Da ormai qualche anno penso a quale potrebbe essere l’ alternativa-strategica a forme assurde di polìtica che riescono ad eludere lo sguardo e l’ intelligenza dell’elettore.
Così penso a due vie di uscita:
- la prima che utilizza strumenti di marketing e psicologia per demolire le costruzioni mitiche che tanto hanno appiattito le menti di tanti elettori;
- la seconda che rispolvera strumenti di partecipazione capaci di demolire l’ idea della sinistra come male assoluto.
Ecco che, se si riuscisse a fare sìntesi di queste due strategie si potrebbe tornare a ripensare ad un’ alternativa concreta.
Ma come fare? Sembrerebbe che la macchina burocràtica e del consenso abbia condannato la sinistra ad essere un aborto centrista, confinando quella che può diventare sinistra ad estremismo da perseguire…mentre ogni atto “incivile, illegittimo e illegale” della polìtica di destra può essere considerato goliardico e redento in nome della libertà.
Ho Il timore che i confini posti stiano davvero creando difficoltà nella lotta: lo dimostrano le forze dell’ ordine dispiegate in numero vergognoso contro ogni manifestazione, cui seguono identificazioni e anche arresti…lo dimostra la richiesta di ergastolo della procura per Cospito.
Sembrerebbe che la sinistra stia e r-esista solo in contesti definiti estremisti, per cui non contemplabili all’ interno di una visione politica fascio-borghese “democràtica”, che paradossalmente considera sinistra Il PD che a sua volta, caduta nella trappola dei significati imposti dalle destre si tiene ben lontana dal resistere.
Sembrerebbe un circolo vizioso, o meglio un meccanismo ben oliato e capace di imporre un’ egemonia culturale sulle masse che non permette più neanche di essere critici.
Come disinnescare questi processi che si stanno trasformando in pessimi prodotti culturali che non permetteranno a noi e alle giovani generatzioni di ribellarci?
Tra le due strategie di cui ho scritto prima, certamente la seconda a mio avviso ha più potere di contrasto: la partecipazione ha un potere enorme, ma va coltivata e valorizzata. In un contesto odierno certamente va curata la comunicazione, la relazione, la cura e l’ empowerment con e della collettività e quindi quegli strumenti di marketing e di psicologia di cui sopra andrebbero adattati ad una visione sociale e umana della polìtica rispetto alla collettività.

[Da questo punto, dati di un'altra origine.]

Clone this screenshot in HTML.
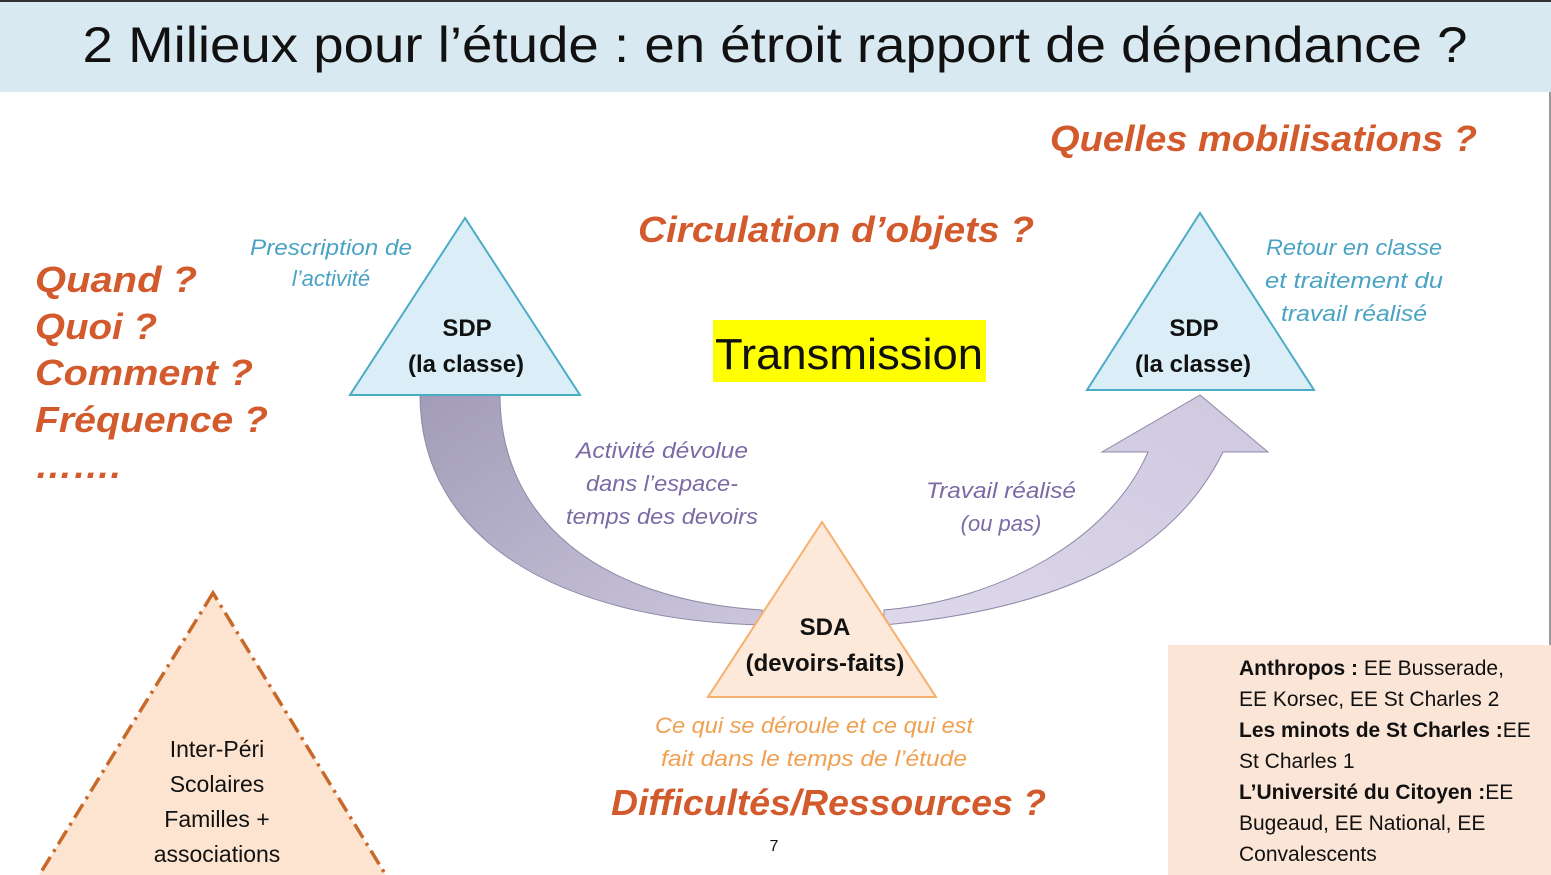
<!DOCTYPE html>
<html><head><meta charset="utf-8"><style>
html,body{margin:0;padding:0;background:#fff;}
svg{display:block}
text{font-family:"Liberation Sans",sans-serif}
</style></head><body>
<svg width="1551" height="875" viewBox="0 0 1551 875" xmlns="http://www.w3.org/2000/svg">
<defs>
<linearGradient id="gl" x1="0" y1="0" x2="1" y2="1">
<stop offset="0" stop-color="#a29cb8"/><stop offset="1" stop-color="#cbc6dc"/></linearGradient>
<linearGradient id="gr" x1="0" y1="1" x2="1" y2="0">
<stop offset="0" stop-color="#ddd8ea"/><stop offset="1" stop-color="#cfc8e0"/></linearGradient>
</defs>
<rect x="0" y="0" width="1551" height="92" fill="#d9e9f2"/>
<rect x="0" y="0" width="1551" height="2" fill="#333"/>
<rect x="1549" y="92" width="2" height="783" fill="#999"/>
<text x="775" y="62" text-anchor="middle" font-size="50" fill="#111" textLength="1385" lengthAdjust="spacingAndGlyphs">2 Milieux pour l’étude  : en étroit rapport de dépendance ?</text>

<path d="M420,395 C420,540 560,620 762,625 L762,610 C600,600 500,520 500,395 Z" fill="url(#gl)" stroke="#8f88a8" stroke-width="1"/>
<path d="M884,625 C1050,610 1170,560 1223,452 L1268,452 L1200,395 L1102,452 L1148,452 C1110,540 1000,600 884,610 Z" fill="url(#gr)" stroke="#8f88a8" stroke-width="1"/>

<polygon points="465,218 350,395 580,395" fill="#dbeef7" stroke="#4bacc6" stroke-width="2"/>
<polygon points="1200,213 1087,390 1314,390" fill="#dbeef7" stroke="#4bacc6" stroke-width="2"/>
<polygon points="822,522 708,697 936,697" fill="#fde9d9" stroke="#f5b06e" stroke-width="2"/>
<polygon points="213,593 30,890 395,890" fill="#fce4d0" stroke="#c8692a" stroke-width="3.5" stroke-dasharray="16,6,3,6"/>
<rect x="1168" y="645" width="383" height="230" fill="#fbe5d6"/>

<g font-weight="bold" font-size="24" fill="#111" text-anchor="middle">
<text x="467" y="336">SDP</text><text x="466" y="372">(la classe)</text>
<text x="1194" y="336">SDP</text><text x="1193" y="372">(la classe)</text>
<text x="825" y="635">SDA</text><text x="825" y="671">(devoirs-faits)</text>
</g>
<rect x="713" y="320" width="273" height="62" fill="#ffff00"/>
<text x="849" y="369" text-anchor="middle" font-size="44" fill="#111" textLength="268" lengthAdjust="spacingAndGlyphs">Transmission</text>

<g font-weight="bold" font-style="italic" fill="#d25a2c">
<text x="1050" y="151" font-size="36" textLength="427" lengthAdjust="spacingAndGlyphs">Quelles mobilisations ?</text>
<text x="638" y="242" font-size="36" textLength="396" lengthAdjust="spacingAndGlyphs">Circulation d’objets ?</text>
<text x="611" y="815" font-size="36" textLength="435" lengthAdjust="spacingAndGlyphs">Difficultés/Ressources ?</text>
<text x="35" y="292" font-size="36" textLength="162" lengthAdjust="spacingAndGlyphs">Quand ?</text>
<text x="35" y="339" font-size="36" textLength="122" lengthAdjust="spacingAndGlyphs">Quoi ?</text>
<text x="35" y="385" font-size="36" textLength="218" lengthAdjust="spacingAndGlyphs">Comment ?</text>
<text x="35" y="432" font-size="36" textLength="233" lengthAdjust="spacingAndGlyphs">Fréquence ?</text>
<text x="35" y="478" font-size="36" textLength="86" lengthAdjust="spacingAndGlyphs">…….</text>
</g>
<g font-style="italic" font-size="22" fill="#4aa3c4" text-anchor="middle">
<text x="331" y="255" textLength="162" lengthAdjust="spacingAndGlyphs">Prescription de</text><text x="331" y="286">l’activité</text>
<text x="1354" y="255" textLength="176" lengthAdjust="spacingAndGlyphs">Retour en classe</text><text x="1354" y="288" textLength="178" lengthAdjust="spacingAndGlyphs">et traitement du</text><text x="1354" y="321" textLength="146" lengthAdjust="spacingAndGlyphs">travail réalisé</text>
</g>
<g font-style="italic" font-size="22" fill="#7b6ba5" text-anchor="middle">
<text x="662" y="458" textLength="172" lengthAdjust="spacingAndGlyphs">Activité dévolue</text><text x="662" y="491" textLength="152" lengthAdjust="spacingAndGlyphs">dans l’espace-</text><text x="662" y="524" textLength="192" lengthAdjust="spacingAndGlyphs">temps des devoirs</text>
<text x="1001" y="498" textLength="150" lengthAdjust="spacingAndGlyphs">Travail réalisé</text><text x="1001" y="531">(ou pas)</text>
</g>
<g font-style="italic" font-size="22" fill="#f0a050" text-anchor="middle">
<text x="814" y="733" textLength="318" lengthAdjust="spacingAndGlyphs">Ce qui se déroule et ce qui est</text><text x="814" y="766" textLength="306" lengthAdjust="spacingAndGlyphs">fait dans le temps de l’étude</text>
</g>
<text x="774" y="851" font-size="16" fill="#111" text-anchor="middle">7</text>
<g font-size="23" fill="#111" text-anchor="middle">
<text x="217" y="757">Inter-Péri</text><text x="217" y="792">Scolaires</text><text x="217" y="827">Familles +</text><text x="217" y="862">associations</text>
</g>
<g font-size="21" fill="#111">
<text x="1239" y="675"><tspan font-weight="bold">Anthropos :</tspan> EE Busserade,</text>
<text x="1239" y="706">EE Korsec, EE St Charles 2</text>
<text x="1239" y="737"><tspan font-weight="bold">Les minots de St Charles :</tspan>EE</text>
<text x="1239" y="768">St Charles 1</text>
<text x="1239" y="799"><tspan font-weight="bold">L’Université du Citoyen :</tspan>EE</text>
<text x="1239" y="830">Bugeaud, EE National, EE</text>
<text x="1239" y="861">Convalescents</text>
</g>
</svg>
</body></html>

Si può e si deve fare certamente, e tutto ciò richiederà uno sforzo enorme in termini di riorganizzazione. Saranno necessari leaders, intesi come persone capaci di raccogliere bisogni e risorse, capaci di interrelazionarsi e fare sìntesi che si concretizzeranno in azioni sulla base di chiari ideali a cui si aderirà con coerenza per Il ben-essere della collettività.
Ci vorrà tempo certo, tanto e tanto entusiasmo e passione e voglia di cambiare, ma dobbiamo pur prenderla questa direzione se non vogliamo che quei limiti, quei confini oggi superabili diventino muri invalicabili.
Questo è Il mio punto di vista, ciò che mi è balenato leggendo l’ articolo e che continua negli ultimi anni a passare nella mia mente. Non nego di provare impotenza, a volte anche frustrazione nel vedere sdoganata certa polìtica misera,disumana,aprofittatrice, ma finché proverò sdegno e sentirò odore di ingiustizia non mi sentirò una comunista illusa, nostalgica.
Mi piacerebbe "studiare"progetti di alternativa possìbile a sinistra, le buone prassi da raccogliere per adattarle al nostro contesto politico. Il Manifesto raccoglie nei suoi articoli buone prassi seguendo da vicino le lotte e allo stesso tempo informando e decostruendo i miti delle destre, offrendo spazio di confronto come questo del collettivo …ma perchè non andare oltre? Ed uscire da quella comfort zone che ci fa tutti ribelli e pronti alla lotta nel virtuale? Oso, perché Il Manifesto non richiama alla stesura di un progetto politico i tanti intellettuali e militanti di sinistra? Affinché poi questo progetto diventi realtà polìtica in azione?